Here’s the thing about Lost In America. It seems like a comedy. It’s funny, it’s over-the-top, it’s got comedy structure, it stars comedy actors (and by the way, Julie Hagerty must be the most underappreciated comedic actress of the decade. In this and Airplane! she’s fantastic). For all intents and purposes, it’s a comedy. Only then you think about it a little. Thematically, it’s about the emptiness of Reagan-era greed, of yuppies unhappy with their money-centric world who want to be free the way the ‘60s icons of their childhood seemed free. They want to be Wyatt and Billy. They always did, but never had the guts.

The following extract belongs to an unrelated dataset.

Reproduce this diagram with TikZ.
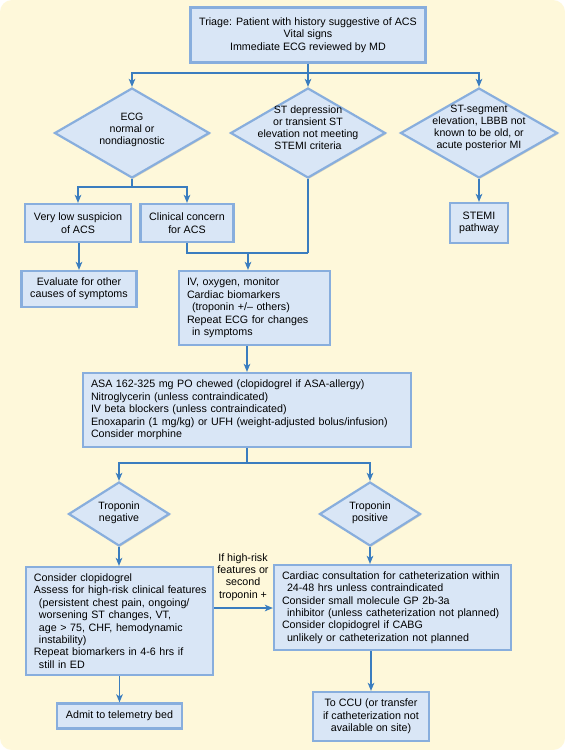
\documentclass[tikz,border=0pt]{standalone}
\usepackage{fontspec}
\setmainfont{Liberation Sans}
\usetikzlibrary{arrows.meta,shapes.geometric,shadows}
\definecolor{bgc}{HTML}{FEF8DA}
\definecolor{boxfill}{HTML}{D9E6F6}
\definecolor{boxedge}{HTML}{88AEDD}
\definecolor{arrc}{HTML}{3A7DBF}
\newcommand{\fsz}{\fontsize{10.7}{12.4}\selectfont}
\newcommand{\ind}{\hspace*{5pt}}
\begin{document}
\begin{tikzpicture}[x=1pt,y=-1pt,
  box/.style={draw=boxedge, line width=2.2pt, fill=boxfill, inner xsep=8pt, inner ysep=2pt,
    align=center, font=\fsz, text=black,
    drop shadow={shadow xshift=1.2pt, shadow yshift=-1.2pt, fill=black, opacity=0.12}},
  lbox/.style={box, align=left, execute at begin node={\hyphenpenalty=10000}},
  dia/.style={diamond, draw=boxedge, line width=2.2pt, fill=boxfill, inner sep=0pt,
    drop shadow={shadow xshift=1.2pt, shadow yshift=-1.2pt, fill=black, opacity=0.12}},
  dtext/.style={align=center, font=\fontsize{10.6}{12}\selectfont, inner sep=0pt},
  ln/.style={draw=arrc, line width=1.6pt},
  arr/.style={ln, -{Stealth[length=8pt,width=6.5pt,inset=2pt]}},
  lab/.style={align=center, font=\fsz, inner sep=0pt}]
\useasboundingbox (0,0) rectangle (565,750);
\fill[white] (0,0) rectangle (565,750);
\fill[bgc, rounded corners=12pt] (0,0) rectangle (565,750);

% top
\node[box, minimum width=235, minimum height=55] (top) at (308,35)
  {Triage: Patient with history suggestive of ACS\\Vital signs\\Immediate ECG reviewed by MD};

% diamonds
\node[dia, minimum width=155, minimum height=90] (d1) at (132,133) {};
\node[dia, minimum width=155, minimum height=90] (d2) at (308,133) {};
\node[dia, minimum width=157, minimum height=90] (d3) at (479,133) {};
\node[dtext] (d1t) at (132,130) {ECG\\normal or\\nondiagnostic};
\node[dtext] (d2t) at (308,128) {ST depression\\or transient ST\\elevation not meeting\\STEMI criteria};
\node[dtext] (d3t) at (479,128) {ST-segment\\elevation, LBBB not\\known to be old, or\\acute posterior MI};

% second row
\node[box, minimum width=106, minimum height=38] (vlow) at (78,223) {Very low suspicion\\of ACS};
\node[box, minimum width=93, minimum height=38] (clin) at (187,223) {Clinical concern\\for ACS};
\node[box, minimum width=58, minimum height=40] (stemi) at (479,223) {STEMI\\pathway};
\node[box, minimum width=115, minimum height=36] (eval) at (79,289) {Evaluate for other\\causes of symptoms};
\node[lbox, minimum width=151, minimum height=74, text width=135] (iv) at (254.5,308)
  {IV, oxygen, monitor\\Cardiac biomarkers\\\ind(troponin +/-- others)\\Repeat ECG for changes\\\ind in symptoms};

\node[lbox, minimum width=328, minimum height=74, text width=312] (asa) at (247,410)
  {ASA 162-325 mg PO chewed (clopidogrel if ASA-allergy)\\Nitroglycerin (unless contraindicated)\\IV beta blockers (unless contraindicated)\\Enoxaparin (1 mg/kg) or UFH (weight-adjusted bolus/infusion)\\Consider morphine};

\node[dia, minimum width=101, minimum height=64] (tn) at (119,514) {};
\node[dia, minimum width=101, minimum height=64] (tp) at (370,514) {};
\node[dtext] (tnt) at (119,513) {Troponin\\negative};
\node[dtext] (tpt) at (370,513) {Troponin\\positive};

\node[lbox, minimum width=187, minimum height=108, text width=171] (lb) at (119.5,621)
  {Consider clopidogrel\\\mbox{Assess for high-risk clinical features}\\\ind(persistent chest pain, ongoing/\\\ind worsening ST changes, VT,\\\ind age > 75, CHF, hemodynamic\\\ind instability)\\Repeat biomarkers in 4-6 hrs if\\\ind still in ED};
\node[lbox, minimum width=237, minimum height=85, text width=221] (rb) at (392.5,607.5)
  {\mbox{Cardiac consultation for catheterization within}\\\ind 24-48 hrs unless contraindicated\\Consider small molecule GP 2b-3a\\\ind\mbox{inhibitor (unless catheterization not planned)}\\Consider clopidogrel if CABG\\\ind unlikely or catheterization not planned};
\node[box, minimum width=125, minimum height=25] (adm) at (119.5,716) {Admit to telemetry bed};
\node[box, minimum width=116, minimum height=49] (ccu) at (371,716.5) {To CCU (or transfer\\if catheterization not\\available on site)};
\node[lab] (hl) at (243,577) {If high-risk\\features or\\second\\troponin +};

% connectors
\coordinate (s1) at (308,73);
\draw[ln] (top.south) -- (s1);
\draw[arr] (s1) -| (d1.north);
\draw[arr] (s1) -- (d2.north);
\draw[arr] (s1) -| (d3.north);

\coordinate (s2) at (132,187);
\draw[ln] (d1.south) -- (s2);
\draw[arr] (s2) -| (vlow.north);
\draw[arr] (s2) -| (clin.north);
\draw[arr] (d3.south) -- (stemi.north);
\draw[arr] (vlow.south -| eval.north) -- (eval.north);

\coordinate (s3) at (308,253);
\coordinate (s4) at (248,253);
\draw[ln] (d2.south) -- (s3);
\draw[ln] (clin.south) |- (s3);
\draw[arr] (s4) -- (s4 |- iv.north);
\draw[arr] (asa.north |- iv.south) -- (asa.north);

\coordinate (s5) at (247,463);
\draw[ln] (asa.south) -- (s5);
\draw[arr] (s5) -| (tn.north);
\draw[arr] (s5) -| (tp.north);
\draw[arr] (tn.south) -- (tn.south |- lb.north);
\draw[arr] (tp.south) -- (tp.south |- rb.north);
\coordinate (ya) at (0,608);
\draw[arr] (lb.east |- ya) -- (rb.west |- ya);
\draw[arr] (lb.south -| adm.north) -- (adm.north);
\draw[arr] (ccu.north |- rb.south) -- (ccu.north);
\end{tikzpicture}
\end{document}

And then what happens? At the first sign of adversity they call it quits and run back to their empty, unhappy world of shallow greed, and it’s played like a happy ending. Albert Brooks the character may have forgotten the end of Easy Rider, but not Albert Brooks the filmmaker. Lost In America is really no more upbeat than its inspiration.

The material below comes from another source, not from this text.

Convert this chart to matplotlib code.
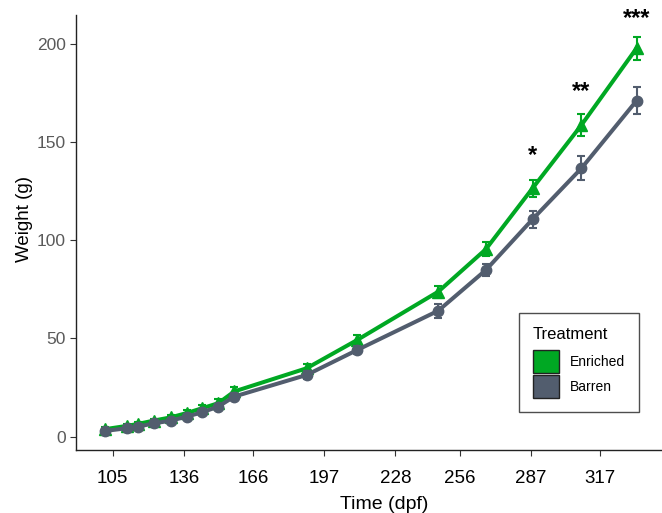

Is the freedom found on the open American road nothing more than an illusion? Are we trapped no matter how fast we drive? One of these movies is an inspiration. The other is a comedy. They come to similar conclusions. Best to keep driving and think about something else…
Road movie with fewer than two characters: Brown Bunny.
I thought there were some amazing parallels in the way the storytelling and the main characters’ existential “drive” were working in Jack Kerouac’s book On The Road and in Easy Rider. In both we watch some relentless gravitational pull of the main characters towards SOMEWHERE and SOMETHING and yet, at the very same time both, On the Road and Easy Rider ooze the feeling of we-are-not-getting-anywhere. That per se I considered the basic and immanent dilemma of America and to make it palpable and plausible in any form of art is both difficult and full of merit.
When I first wached Easy Rider as a very young girl, I could not help a strange feeling of stomache tightness that did not leave me until the cruel end. I had not read or heard anything before about the film, so I assume my senses picked up that hidden feel of doom and translated it into my anxiety. And if that’s so, then I guess the film was better done and maybe conceived than it might appear.
Anyway, will have to rewatch it soon to find out if there has been any change in my perception of the film (and of America’s reality) since my last visit …
Definitely worth re-visiting. I’d only watched it once in high school before watching it again (semi)recently. It’s a great movie. And yes, an unease permeates it. As cool as these guys are, zipping around the country on their cycles, they have no real destination in mind. Movement is the only goal.